→ **Exercise**
Print nothing but the lines from the start of the listing below through the line that contains "Chart.register(...registerables);". Do not include the pictures.
^^^^^^^^
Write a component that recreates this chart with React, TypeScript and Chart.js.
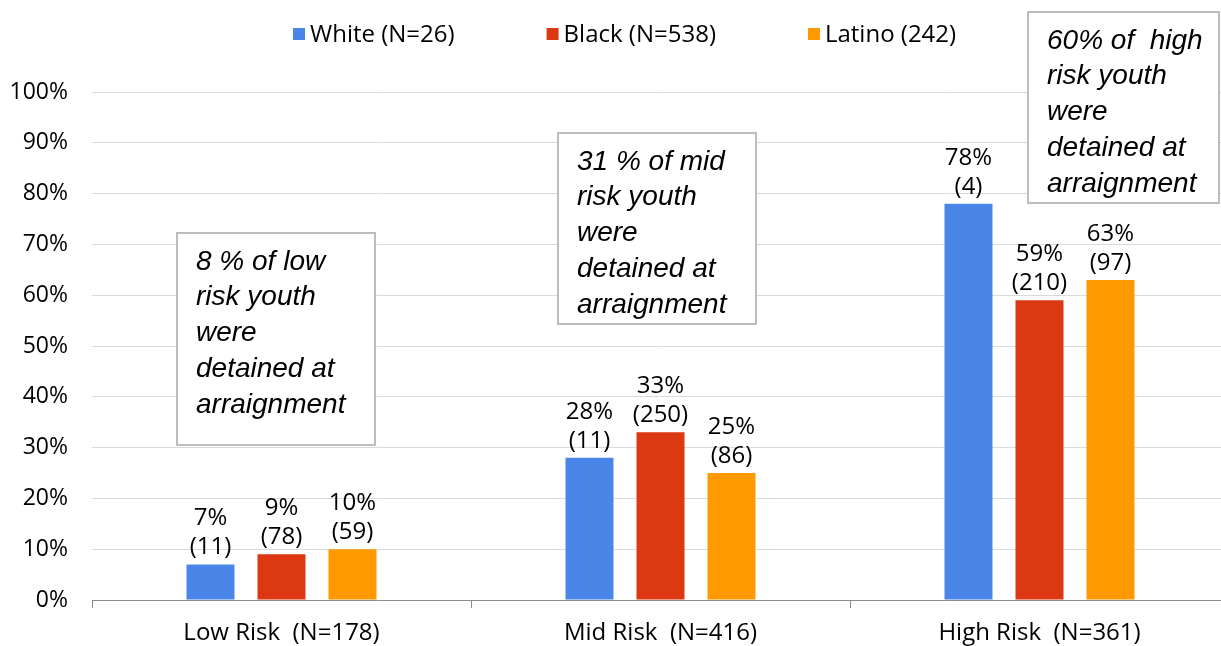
import React, { useEffect, useRef } from "react";
import { Chart, registerables } from "chart.js";

Chart.register(...registerables);

// ---- data ----
const categories = ["Low Risk  (N=178)", "Mid Risk  (N=416)", "High Risk  (N=361)"];
const seriesNames = ["White (N=26)", "Black (N=538)", "Latino (242)"];
const whitePct = [7, 28, 78];
const blackPct = [9, 33, 59];
const latinoPct = [10, 25, 63];
const whiteCount = [11, 11, 4];
const blackCount = [78, 250, 210];
const latinoCount = [59, 86, 97];
const seriesColors = ["#4a86e8", "#dc3912", "#ff9900"];
const yMin = 0;
const yMax = 100;
const yStep = 10;
const noteLow = ["8 % of low", "risk youth", "were", "detained at", "arraignment"];
const noteMid = ["31 % of mid", "risk youth", "were", "detained at", "arraignment"];
const noteHigh = ["60% of  high", "risk youth", "were", "detained at", "arraignment"];

const FONT = "'Open Sans', 'DejaVu Sans', sans-serif";
const NOTE_FONT = "italic 28px 'Liberation Sans', Arial, sans-serif";

const counts = [whiteCount, blackCount, latinoCount];

const legendPlugin = {
  id: "customLegend",
  afterDraw(chart: any) {
    const ctx = chart.ctx;
    ctx.save();
    ctx.font = `24px ${FONT}`;
    ctx.textBaseline = "middle";
    ctx.textAlign = "left";
    let x = 293;
    const y = 35;
    chart.data.datasets.forEach((ds: any) => {
      ctx.fillStyle = ds.backgroundColor;
      ctx.fillRect(x, y - 7, 12, 12);
      ctx.fillStyle = "#000";
      ctx.fillText(ds.label, x + 17, y);
      x += 17 + ctx.measureText(ds.label).width + 92;
    });
    ctx.restore();
  },
};

const valueLabelPlugin = {
  id: "valueLabels",
  afterDatasetsDraw(chart: any) {
    const ctx = chart.ctx;
    ctx.save();
    ctx.font = `24px ${FONT}`;
    ctx.fillStyle = "#000";
    ctx.textAlign = "center";
    ctx.textBaseline = "middle";
    chart.data.datasets.forEach((ds: any, di: number) => {
      const meta = chart.getDatasetMeta(di);
      meta.data.forEach((bar: any, i: number) => {
        const v = ds.data[i];
        ctx.fillText(`(${counts[di][i]})`, bar.x, bar.y - 17);
        ctx.fillText(`${v}%`, bar.x, bar.y - 46);
      });
    });
    ctx.restore();
  },
};

const notesPlugin = {
  id: "notes",
  afterDraw(chart: any) {
    const ctx = chart.ctx;
    const boxes = [
      { lines: noteLow, x: 177, y: 233, w: 198, h: 212 },
      { lines: noteMid, x: 558, y: 133, w: 198, h: 191 },
      { lines: noteHigh, x: 1028, y: 12, w: 191, h: 191 },
    ];
    ctx.save();
    boxes.forEach((b) => {
      ctx.fillStyle = "#ffffff";
      ctx.fillRect(b.x, b.y, b.w, b.h);
      ctx.strokeStyle = "#bdbdbd";
      ctx.lineWidth = 2;
      ctx.strokeRect(b.x, b.y, b.w, b.h);
      ctx.fillStyle = "#000";
      ctx.font = NOTE_FONT;
      ctx.textAlign = "left";
      ctx.textBaseline = "middle";
      b.lines.forEach((t, i) => {
        ctx.fillText(t, b.x + 19, b.y + 29 + i * 35.7);
      });
    });
    ctx.restore();
  },
};

export default function App() {
  const ref = useRef<HTMLCanvasElement | null>(null);

  useEffect(() => {
    if (!ref.current) return;
    const data = [whitePct, blackPct, latinoPct];
    const chart = new Chart(ref.current, {
      type: "bar",
      data: {
        labels: categories,
        datasets: seriesNames.map((name, i) => ({
          label: name,
          data: data[i],
          backgroundColor: seriesColors[i],
          borderWidth: 0,
          categoryPercentage: 0.562,
          barPercentage: 0.676,
        })),
      },
      options: {
        animation: false,
        responsive: false,
        layout: { padding: { top: 92, right: 0, left: 0, bottom: 0 } },
        plugins: {
          legend: { display: false },
          tooltip: { enabled: false },
        },
        scales: {
          x: {
            offset: true,
            afterFit: (scale: any) => {
              scale.height = 46;
            },
            grid: {
              display: true,
              drawOnChartArea: false,
              drawTicks: true,
              tickLength: 8,
              color: "#8c8c8c",
              offset: true,
            },
            border: { display: true, color: "#8c8c8c", width: 1 },
            ticks: {
              color: "#000",
              font: { family: FONT, size: 24, lineHeight: 1 },
              padding: 13,
              maxRotation: 0,
              autoSkip: false,
            },
          },
          y: {
            min: yMin,
            max: yMax,
            afterFit: (scale: any) => {
              scale.width = 92;
            },
            grid: { color: "#d9d9d9", drawTicks: false, lineWidth: 1 },
            border: { display: false },
            ticks: {
              stepSize: yStep,
              color: "#000",
              padding: 24,
              font: { family: FONT, size: 23 },
              callback: (v: any) => `${v}%`,
            },
          },
        },
      },
      plugins: [valueLabelPlugin, notesPlugin, legendPlugin],
    });
    return () => chart.destroy();
  }, []);

  return (
    <div
      style={{
        position: "fixed",
        left: 0,
        top: 0,
        width: 1221,
        height: 646,
        overflow: "hidden",
        background: "#fff",
      }}
    >
      <canvas ref={ref} width={1229} height={646} style={{ display: "block" }} />
    </div>
  );
}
^^^^^^^^
→ **Exercise response**
Write a component that recreates this chart with React, TypeScript and Chart.js.
import React, { useEffect, useRef } from "react";
import { Chart, registerables } from "chart.js";

Chart.register(...registerables);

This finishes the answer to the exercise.